Spearheaded by tenor saxophonist James Brandon Lewis, ‘No Filter’ is a rollicking juggernaut of free jazz, soul, and 90’s hip hop redefining the art form. The trio features bassist Luke Stewart and drummer Warren G. Crudup III, who take on Lewis’ latest effort. Melding high-energy jazz improv with older musical influences, ‘No Filter’ is contemporary fusion at its finest. Not to mention its compressed in dynamic 6 tracks. Leading in efficiency like that of a punkrock outfit.
First, the frenzied ‘Say What’ opens the tenacious LP. Its accented with intense sax improvisation, pulsating drums, and burly bass motifs that supports the bedrock foundation. Nodding to the edgy likes of Mos Def and 24-7 Spyz, its a raw jazz vamp not kidding around. Next, the title track ‘No Filter’ is bolder. It starts off with Stewart’s dazzling bass lines, before going into Lewis’ phrenetic playing. Punchy yet sporadic, the cut features not-so-subtle specks of hard bop. Like that of a tune on John Coltrane’s spiritual ‘A Love Supreme,’ to be precise.
On the other hand, ‘Y’all Slept’ blends some electric guitar, thrashing drums from Cudrup, tenor sax, and Brooklyn rapper’s P.SO The Earth Tone King’s verses. The soothing, melancholy jazz cut pays tribute to the East Coast hip hop sound. Yet, in its own unique way. ‘Raise Up Off Me’ highlights the trio’s composition skills and virtuosity. A jazzy funk ballad with a fearless sax riff, and a tonality like that of A Tribe Called Quest’s ‘Butter’. The talented trio always on Lewis’ dexterous tail.

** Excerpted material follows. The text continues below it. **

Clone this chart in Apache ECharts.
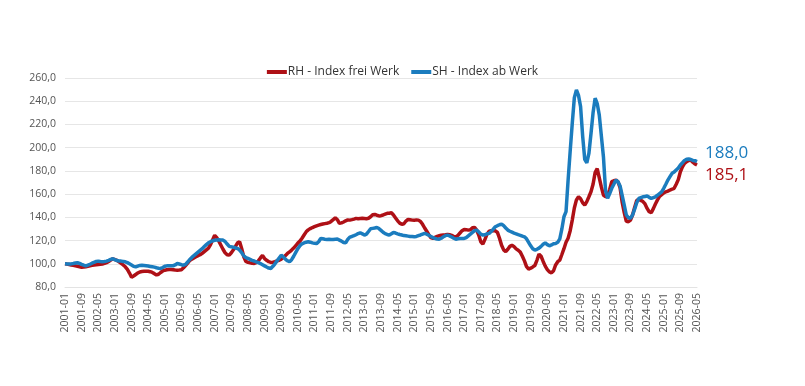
<!DOCTYPE html>
<html>
<head>
<meta charset="utf-8">
<script src="https://cdn.jsdelivr.net/npm/echarts@6/dist/echarts.min.js"></script>
<style>
  html, body { margin: 0; padding: 0; background: #fff; }
  #chart { width: 805px; height: 386px; }
</style>
</head>
<body>
<div id="chart"></div>
<script>
// Monatswerte 2001-01 .. 2026-05 (Index 2001-01 = 100)
var rhIndex = [
  100.0, 99.7, 99.4, 99.0, 98.6, 98.2, 97.8, 97.4, 97.0, 97.2, 97.5, 97.8,       // 2001
  98.2, 98.6, 99.0, 99.2, 99.4, 99.6, 99.8, 100.3, 101.0, 102.0, 103.2, 104.3,   // 2002
  103.6, 102.9, 101.6, 100.3, 99.0, 97.4, 95.2, 92.0, 88.5, 89.5, 90.8, 92.0,    // 2003
  93.0, 93.3, 93.5, 93.6, 93.6, 93.2, 92.5, 91.5, 90.4, 91.0, 92.5, 93.8,        // 2004
  94.5, 94.8, 95.0, 95.0, 94.8, 94.6, 94.5, 94.6, 94.8, 96.5, 98.5, 100.5,       // 2005
  102.8, 104.0, 105.0, 106.0, 107.0, 107.8, 109.0, 110.5, 112.0, 113.5, 116.5, 120.5, // 2006
  124.5, 122.5, 119.5, 116.0, 112.5, 109.5, 107.8, 107.5, 109.5, 112.0, 115.0, 118.0, // 2007
  119.0, 113.0, 106.0, 102.0, 101.2, 100.8, 100.4, 100.3, 101.0, 102.5, 105.0, 107.2, // 2008
  104.5, 103.0, 101.8, 101.2, 101.3, 101.8, 102.5, 103.0, 104.0, 105.5, 107.0, 108.9, // 2009
  110.2, 111.8, 113.5, 115.5, 117.8, 119.5, 122.0, 124.8, 127.5, 129.2, 130.3, 131.2, // 2010
  132.0, 132.7, 133.3, 133.8, 134.2, 134.6, 134.9, 135.4, 136.5, 138.0, 139.7, 138.0, // 2011
  134.8, 135.2, 136.0, 137.0, 137.8, 137.6, 138.0, 138.5, 139.1, 138.8, 139.0, 139.2, // 2012
  139.0, 138.8, 139.2, 140.5, 142.2, 142.5, 141.8, 141.2, 141.4, 142.0, 142.8, 143.5, // 2013
  143.5, 143.9, 142.0, 139.5, 137.0, 135.0, 134.0, 134.5, 136.8, 138.2, 137.9, 137.6, // 2014
  137.4, 137.8, 137.6, 136.5, 134.0, 130.8, 128.0, 125.0, 122.5, 121.8, 122.8, 123.6, // 2015
  124.1, 124.5, 124.8, 125.0, 125.3, 125.0, 124.5, 123.5, 123.2, 124.5, 126.5, 128.5, // 2016
  129.6, 129.4, 129.0, 129.3, 131.0, 131.3, 129.0, 124.8, 119.0, 117.0, 121.0, 125.5, // 2017
  128.0, 128.4, 128.5, 128.4, 127.0, 122.0, 116.0, 112.0, 110.5, 112.5, 115.0, 116.0, // 2018
  114.8, 112.8, 111.6, 110.0, 106.5, 102.5, 97.5, 95.5, 96.2, 97.3, 98.5, 103.0,      // 2019
  108.3, 106.5, 102.0, 98.0, 95.0, 93.0, 92.2, 94.0, 99.0, 101.8, 103.2, 108.0,       // 2020
  113.0, 118.5, 122.0, 128.5, 137.6, 148.0, 155.0, 157.7, 156.0, 152.5, 150.6, 153.5, // 2021
  157.7, 162.0, 168.5, 178.5, 182.0, 174.0, 166.0, 159.2, 157.7, 158.5, 164.0, 170.7, // 2022
  171.5, 172.0, 170.5, 165.5, 153.0, 144.0, 136.5, 136.2, 137.6, 142.0, 148.5, 154.5, // 2023
  155.2, 154.6, 153.6, 151.5, 147.7, 144.8, 144.0, 147.5, 151.5, 155.0, 158.0, 159.5, // 2024
  161.0, 162.0, 162.6, 163.5, 164.2, 165.0, 168.5, 172.5, 179.3, 183.5, 186.5, 188.0, // 2025
  189.0, 189.4, 187.5, 186.0, 185.1                                                   // 2026
];

var shIndex = [
  100.0, 99.9, 99.8, 99.9, 100.2, 100.6, 100.9, 100.3, 99.5, 98.8, 98.2, 98.8,   // 2001
  99.6, 100.5, 101.3, 102.0, 102.3, 102.0, 101.8, 101.9, 102.3, 103.0, 103.8, 104.3, // 2002
  103.5, 102.8, 102.4, 102.3, 102.0, 101.7, 101.0, 100.0, 99.0, 97.8, 97.3, 98.0,  // 2003
  98.6, 98.8, 98.6, 98.3, 98.0, 97.7, 97.4, 97.1, 96.6, 96.2, 96.0, 96.8,          // 2004
  97.8, 98.2, 98.2, 98.2, 98.3, 99.0, 100.2, 99.8, 99.2, 98.8, 99.5, 101.5,        // 2005
  103.7, 105.5, 107.0, 108.5, 110.0, 111.5, 113.0, 114.8, 116.5, 118.0, 119.0, 119.8, // 2006
  120.3, 120.5, 120.6, 120.5, 120.4, 119.2, 117.0, 115.0, 114.6, 114.3, 113.6, 113.2, // 2007
  111.8, 109.5, 106.8, 105.3, 104.6, 103.8, 103.0, 102.4, 101.6, 101.0, 100.2, 99.2,  // 2008
  98.2, 97.2, 96.3, 96.0, 97.8, 100.0, 102.5, 105.0, 107.4, 106.0, 104.0, 102.6,      // 2009
  101.7, 103.5, 106.5, 109.8, 113.0, 115.5, 117.2, 118.0, 118.6, 119.0, 118.6, 118.0, // 2010
  117.6, 117.4, 119.0, 121.8, 121.5, 121.2, 121.0, 121.2, 121.0, 121.0, 121.2, 121.3, // 2011
  120.4, 119.5, 118.3, 118.0, 121.0, 123.0, 123.5, 124.2, 125.0, 126.0, 126.7, 125.8, // 2012
  124.7, 125.5, 127.8, 130.2, 130.5, 130.8, 131.3, 130.3, 128.8, 127.2, 126.0, 125.2, // 2013
  124.7, 125.8, 127.0, 126.5, 125.8, 125.2, 124.8, 124.3, 124.1, 123.8, 123.5, 123.4, // 2014
  123.2, 123.5, 124.2, 124.8, 125.5, 126.2, 125.5, 124.5, 123.5, 122.5, 121.8, 121.4, // 2015
  121.2, 122.0, 123.2, 124.2, 124.7, 124.0, 123.0, 122.0, 121.2, 121.5, 121.8, 121.8, // 2016
  121.8, 122.5, 124.0, 125.5, 127.0, 128.5, 129.0, 127.5, 125.5, 124.7, 125.0, 125.8, // 2017
  126.2, 127.8, 129.8, 131.9, 132.8, 133.6, 134.2, 132.8, 130.8, 129.0, 128.0, 127.2, // 2018
  126.4, 125.8, 125.1, 124.5, 123.8, 123.2, 121.5, 118.5, 115.5, 113.0, 111.8, 112.5, // 2019
  113.5, 115.0, 116.8, 118.0, 116.5, 115.5, 116.2, 117.2, 117.5, 118.5, 121.5, 130.0, // 2020
  140.5, 145.0, 172.0, 197.0, 221.0, 243.0, 249.8, 245.0, 235.4, 210.0, 190.0, 187.0, // 2021
  195.0, 212.0, 230.0, 242.6, 238.0, 228.0, 210.0, 192.0, 163.0, 156.3, 160.5, 165.0, // 2022
  168.5, 172.1, 170.5, 167.0, 159.0, 150.5, 142.0, 139.8, 139.1, 142.0, 147.0, 152.5, // 2023
  156.3, 157.0, 157.7, 158.0, 158.3, 157.2, 156.3, 157.0, 157.7, 159.0, 160.5, 162.0, // 2024
  165.0, 168.5, 172.1, 175.0, 177.9, 179.0, 180.8, 182.5, 185.1, 187.0, 189.0, 190.0, // 2025
  190.2, 189.8, 189.0, 188.8, 188.0                                                   // 2026
];

// Achsenbeschriftung: Monate als "JJJJ-MM"
var months = [];
for (var y = 2001; y <= 2026; y++) {
  for (var m = 1; m <= 12; m++) {
    if (y == 2026 && m > 5) break;
    months.push(y + '-' + (m < 10 ? '0' + m : m));
  }
}

var RED = '#AE1016';
var BLUE = '#1B7CBE';
var FONT = "'Open Sans', sans-serif";

function komma(v) {
  return v.toFixed(1).replace('.', ',');
}

var myChart = echarts.init(document.getElementById('chart'));
var option = {
  animation: false,
  textStyle: { fontFamily: FONT },
  legend: {
    top: 61,
    left: 'center',
    itemWidth: 20,
    itemHeight: 4,
    itemGap: 12,
    icon: 'rect',
    textStyle: { fontSize: 12, color: '#333', padding: [0, 0, 0, -4] },
    data: ['RH - Index frei Werk', 'SH - Index ab Werk']
  },
  grid: {
    left: 65,
    right: 108,
    top: 78,
    bottom: 99
  },
  xAxis: {
    type: 'category',
    data: months,
    boundaryGap: false,
    axisLine: { show: true, lineStyle: { color: '#e3e3e3' } },
    axisTick: { show: false },
    axisLabel: {
      interval: 7,
      rotate: 90,
      fontSize: 10.5,
      color: '#555',
      margin: 6
    },
    splitLine: { show: false }
  },
  yAxis: {
    type: 'value',
    min: 80,
    max: 260,
    interval: 20,
    axisLine: { show: false },
    axisTick: { show: false },
    axisLabel: {
      fontSize: 10.5,
      color: '#555',
      margin: 9,
      formatter: function (v) { return komma(v); }
    },
    splitLine: { lineStyle: { color: '#e6e6e6' } }
  },
  series: [
    {
      name: 'RH - Index frei Werk',
      type: 'line',
      data: rhIndex,
      showSymbol: false,
      symbol: 'none',
      color: RED,
      lineStyle: { width: 3.5, color: RED },
      endLabel: {
        show: true,
        offset: [0, 10],
        fontSize: 17,
        color: RED,
        formatter: function (p) { return komma(p.value); }
      }
    },
    {
      name: 'SH - Index ab Werk',
      type: 'line',
      data: shIndex,
      showSymbol: false,
      symbol: 'none',
      color: BLUE,
      lineStyle: { width: 3.5, color: BLUE },
      endLabel: {
        show: true,
        offset: [0, -8],
        fontSize: 17,
        color: BLUE,
        formatter: function (p) { return komma(p.value); }
      }
    }
  ]
};
myChart.setOption(option);
</script>
</body>
</html>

The last closing tunes include ‘Zen’ and ‘Bittersweet.’ ‘Zen’ is a stylish track of aggressive jazz motifs and hip hop homage that embellish a basic vamp. However, ‘Bittersweet’ ends the LP with a tender, smooth jazz melody and falsetto scatting.
‘No Filter’ is an embodiment of the timelessness of great music, and the trio’s affinity for it. Whether the infinity stems from its inception or recreation, the awareness and appreciation of their roots is evident. This humbling and creative take, is what makes this jazz album shine.
The James Brandon Lewis Trio’s ‘No Filter’ is out now.